O günleri ve ondan öncesini yaşayanlar, sıkıntılar içerisinde geçirdikleri onca yılı bugün bu
konuşulanları duyarak bize helal etmemektedir. Katliam korkusu olmadan, yeniden savaşmak
zorunda kalırmıyız düşüncesine kapılmadan, aradan geçen 40 yıl içerisinde nereden nereye
geldiğimizi unutmak ve bu ülkede bizi her tehlikeden korumaya muktedir bir orduyu ve
mensuplarını bu şekilde yaralamak Kıbrıslı Türkün ne karakterine, ne tarihine uygun değildir.
Savaş ortamı ve psikolojisini yaşamak kolay değildir. Bugün bu duyguları tanımadan büyüme
imkanı yakalamışsak bunun tek nedeni Türk Silahlı Kuvvetlerinin adadaki varlığıdır. Bu
gerçeği görmemek ise kelimenin tam anlamı ile vefasızlıktır, geçmişi bilmemektir. Bu, hiç
bilmedikleri topraklara evlatlarını şehit olarak gönderen Analara yönelik olduğu kadar, kendi
Analarımıza, kendi ninelerimize ihanettir.
Doğuş Derya'nın savaşın yarattığı sonuçlarla ilgili bir sözünü veya herhangi bir eylemini
kabul etmemek eleştirmek başka bir şeydir, kabul edilmeyecek bir uslup ile kişiye saldırmak
başka birşey. Bu saldırıyı yapanlar bugün yaşamakta olduğumuz bu üzücü karşı saldırılara
fırsat veren fitili ateşleyenlerdir. Aynı doğrultuda; birilerinin kabul edilemez sövmelerini
bahane bilerek, bugünümüzü borçlu olduğumuz bir kuruma, Kıbrıs Türk Barış Kuvvetlerine,
bir gazetenin ele aldığı şekilde saldırmakta, asla sessizlikle geçiştirebileceğimiz bir şey
değildir. İstismardır, fırsatçılıktır, yüzsüzlüktür, halkımızla Kıbrıs Türk Barış Kuvvetlerinin
arasını açmaya yönelik bilinçli bir girişimdir.

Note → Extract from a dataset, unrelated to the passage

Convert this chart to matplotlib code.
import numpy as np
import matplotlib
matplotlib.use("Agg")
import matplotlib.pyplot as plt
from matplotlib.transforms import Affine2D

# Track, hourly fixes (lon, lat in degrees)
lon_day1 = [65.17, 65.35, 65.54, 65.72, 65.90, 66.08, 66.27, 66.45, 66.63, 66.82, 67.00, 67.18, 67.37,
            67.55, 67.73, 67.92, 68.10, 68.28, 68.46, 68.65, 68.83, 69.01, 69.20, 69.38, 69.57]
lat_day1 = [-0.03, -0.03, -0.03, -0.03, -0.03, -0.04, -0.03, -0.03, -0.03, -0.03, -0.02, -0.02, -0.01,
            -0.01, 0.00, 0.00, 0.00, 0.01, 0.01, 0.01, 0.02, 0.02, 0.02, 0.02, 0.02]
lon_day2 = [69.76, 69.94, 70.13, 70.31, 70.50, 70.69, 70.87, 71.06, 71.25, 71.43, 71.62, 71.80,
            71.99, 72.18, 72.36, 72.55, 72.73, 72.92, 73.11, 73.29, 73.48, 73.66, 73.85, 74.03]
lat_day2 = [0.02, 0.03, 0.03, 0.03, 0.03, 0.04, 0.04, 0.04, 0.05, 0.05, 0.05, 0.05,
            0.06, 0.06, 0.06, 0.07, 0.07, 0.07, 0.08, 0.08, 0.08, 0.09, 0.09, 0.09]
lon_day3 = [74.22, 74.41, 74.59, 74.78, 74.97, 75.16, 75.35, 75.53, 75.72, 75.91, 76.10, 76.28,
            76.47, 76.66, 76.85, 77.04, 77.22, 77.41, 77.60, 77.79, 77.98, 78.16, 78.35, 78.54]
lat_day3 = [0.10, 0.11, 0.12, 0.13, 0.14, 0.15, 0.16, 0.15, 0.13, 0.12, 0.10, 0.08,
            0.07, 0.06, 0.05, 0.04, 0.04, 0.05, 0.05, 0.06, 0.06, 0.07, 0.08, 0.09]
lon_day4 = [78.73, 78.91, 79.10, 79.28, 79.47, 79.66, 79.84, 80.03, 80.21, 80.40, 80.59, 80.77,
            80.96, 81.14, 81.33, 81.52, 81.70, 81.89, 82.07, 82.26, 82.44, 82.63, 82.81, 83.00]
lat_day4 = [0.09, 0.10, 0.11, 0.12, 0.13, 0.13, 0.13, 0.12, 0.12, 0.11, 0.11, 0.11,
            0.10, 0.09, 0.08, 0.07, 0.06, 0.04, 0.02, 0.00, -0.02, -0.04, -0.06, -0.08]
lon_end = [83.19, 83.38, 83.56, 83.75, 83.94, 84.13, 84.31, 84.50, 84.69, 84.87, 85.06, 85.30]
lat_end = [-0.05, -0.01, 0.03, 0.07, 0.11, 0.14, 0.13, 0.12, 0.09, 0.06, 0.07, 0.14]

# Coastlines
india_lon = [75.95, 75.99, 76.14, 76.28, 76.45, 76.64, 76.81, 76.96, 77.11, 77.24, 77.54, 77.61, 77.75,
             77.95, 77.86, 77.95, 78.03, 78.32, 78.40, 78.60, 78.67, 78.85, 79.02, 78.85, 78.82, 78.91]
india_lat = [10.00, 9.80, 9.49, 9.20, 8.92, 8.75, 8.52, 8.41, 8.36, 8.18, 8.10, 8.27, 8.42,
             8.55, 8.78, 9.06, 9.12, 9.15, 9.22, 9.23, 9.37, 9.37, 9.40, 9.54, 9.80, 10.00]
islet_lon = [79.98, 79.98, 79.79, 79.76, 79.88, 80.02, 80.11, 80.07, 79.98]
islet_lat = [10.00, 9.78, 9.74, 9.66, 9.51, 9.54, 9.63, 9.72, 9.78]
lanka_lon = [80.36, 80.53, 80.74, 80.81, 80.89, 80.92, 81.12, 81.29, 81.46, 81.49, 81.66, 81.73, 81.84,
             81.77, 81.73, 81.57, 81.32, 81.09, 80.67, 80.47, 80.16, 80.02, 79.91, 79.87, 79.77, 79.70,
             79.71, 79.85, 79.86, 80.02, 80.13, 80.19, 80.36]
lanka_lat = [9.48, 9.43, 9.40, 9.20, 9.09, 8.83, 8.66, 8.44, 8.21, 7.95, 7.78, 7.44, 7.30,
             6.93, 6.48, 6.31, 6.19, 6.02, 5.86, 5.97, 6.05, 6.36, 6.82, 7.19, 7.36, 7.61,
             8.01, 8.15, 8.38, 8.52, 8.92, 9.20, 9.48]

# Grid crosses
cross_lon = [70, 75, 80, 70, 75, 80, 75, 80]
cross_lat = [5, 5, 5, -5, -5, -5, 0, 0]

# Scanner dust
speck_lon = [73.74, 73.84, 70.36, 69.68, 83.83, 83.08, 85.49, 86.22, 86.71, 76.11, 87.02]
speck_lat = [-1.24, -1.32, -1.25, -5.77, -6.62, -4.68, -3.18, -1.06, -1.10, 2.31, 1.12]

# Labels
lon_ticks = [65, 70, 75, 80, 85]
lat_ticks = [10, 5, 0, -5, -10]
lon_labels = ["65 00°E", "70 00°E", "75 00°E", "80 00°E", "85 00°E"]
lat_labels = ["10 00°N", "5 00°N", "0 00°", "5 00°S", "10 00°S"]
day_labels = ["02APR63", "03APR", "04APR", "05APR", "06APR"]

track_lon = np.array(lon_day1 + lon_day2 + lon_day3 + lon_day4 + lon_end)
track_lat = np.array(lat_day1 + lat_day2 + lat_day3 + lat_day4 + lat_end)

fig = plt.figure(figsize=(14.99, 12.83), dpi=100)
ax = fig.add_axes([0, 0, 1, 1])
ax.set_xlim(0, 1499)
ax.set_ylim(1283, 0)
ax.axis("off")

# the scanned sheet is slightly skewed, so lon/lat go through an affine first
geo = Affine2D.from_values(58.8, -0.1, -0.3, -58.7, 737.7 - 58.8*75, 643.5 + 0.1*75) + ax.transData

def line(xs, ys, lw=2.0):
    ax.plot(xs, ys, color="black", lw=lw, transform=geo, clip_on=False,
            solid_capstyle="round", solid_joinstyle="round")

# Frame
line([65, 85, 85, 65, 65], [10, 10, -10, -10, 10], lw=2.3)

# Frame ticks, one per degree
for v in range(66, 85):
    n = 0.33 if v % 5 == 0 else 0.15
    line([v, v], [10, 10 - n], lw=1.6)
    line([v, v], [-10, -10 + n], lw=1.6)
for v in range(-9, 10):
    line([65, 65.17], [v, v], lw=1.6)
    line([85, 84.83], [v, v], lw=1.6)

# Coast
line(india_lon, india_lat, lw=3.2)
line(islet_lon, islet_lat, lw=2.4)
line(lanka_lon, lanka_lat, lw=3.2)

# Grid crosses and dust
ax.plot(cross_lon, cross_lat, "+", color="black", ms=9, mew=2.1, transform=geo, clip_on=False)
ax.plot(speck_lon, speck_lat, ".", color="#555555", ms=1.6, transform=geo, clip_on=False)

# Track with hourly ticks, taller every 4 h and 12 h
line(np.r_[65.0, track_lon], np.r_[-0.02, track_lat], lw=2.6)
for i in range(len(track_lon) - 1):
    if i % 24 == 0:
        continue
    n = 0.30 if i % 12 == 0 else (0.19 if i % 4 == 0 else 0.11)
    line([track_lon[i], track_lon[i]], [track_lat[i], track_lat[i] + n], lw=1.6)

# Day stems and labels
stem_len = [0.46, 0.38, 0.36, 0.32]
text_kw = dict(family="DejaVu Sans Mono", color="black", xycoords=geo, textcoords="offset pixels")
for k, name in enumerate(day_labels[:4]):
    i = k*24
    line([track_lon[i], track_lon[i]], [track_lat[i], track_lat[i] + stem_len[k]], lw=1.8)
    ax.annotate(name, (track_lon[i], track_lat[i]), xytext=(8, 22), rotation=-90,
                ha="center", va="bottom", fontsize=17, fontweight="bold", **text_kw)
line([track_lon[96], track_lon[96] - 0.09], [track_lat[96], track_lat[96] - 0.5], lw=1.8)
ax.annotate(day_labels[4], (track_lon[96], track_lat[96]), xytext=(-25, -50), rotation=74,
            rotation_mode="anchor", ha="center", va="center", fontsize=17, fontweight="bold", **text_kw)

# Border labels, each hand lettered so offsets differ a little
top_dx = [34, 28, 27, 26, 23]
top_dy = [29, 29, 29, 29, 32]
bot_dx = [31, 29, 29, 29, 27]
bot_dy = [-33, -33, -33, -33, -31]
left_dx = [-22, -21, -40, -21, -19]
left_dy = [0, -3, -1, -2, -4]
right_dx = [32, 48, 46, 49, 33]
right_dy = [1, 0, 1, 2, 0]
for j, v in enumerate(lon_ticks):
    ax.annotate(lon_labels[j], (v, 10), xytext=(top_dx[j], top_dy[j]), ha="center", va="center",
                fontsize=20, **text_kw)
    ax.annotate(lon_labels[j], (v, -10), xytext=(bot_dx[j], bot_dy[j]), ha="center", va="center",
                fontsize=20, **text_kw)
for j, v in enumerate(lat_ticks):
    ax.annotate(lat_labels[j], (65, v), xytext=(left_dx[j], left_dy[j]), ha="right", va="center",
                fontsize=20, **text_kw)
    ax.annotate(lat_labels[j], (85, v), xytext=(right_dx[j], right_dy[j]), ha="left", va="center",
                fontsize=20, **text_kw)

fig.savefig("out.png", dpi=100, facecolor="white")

Ne Doğuş Derya, ne de yine kürsüden kendisine cevap veren Zorlu Töre, olayların bu noktaya
gelmesi amacıyla o konuşmaları yapmış değildir. Bu nedenle, devam etmekte olan tüm eylem
ve söylemlerin maksadı aşmayacak bir seviyede tutulması gerektiğini hatırlatmak ve giderek
yoğunlaşan bu gereksiz gerginliğin sona erdirilmesini talep etmek geleceğimizle ilgili bir
sorumluluk haline gelmiştir.
Bu tartışmanın hiçbir yerinde olmayan KTBK'nin tüm mensuplarının bu tartışmalar nedeniyle
duyduğu üzüntü kadar, 1974 yılına kadar verilen onurlu mücadelenin mücahitleride büyük bir
üzüntü yaşamaktadır.
Bu üzüntüyü kendi kendimize yaşatmaktan kimsenin bir çıkarı olmayacaktır ve bu konuyu
kendi hedeflerine ulaşmak için kullanmaya çalışanlara kamuoyunun dikkatini çekmek ve bu
oyuna gelmememiz gerektiğini hatırlatmak da görevimizdir.”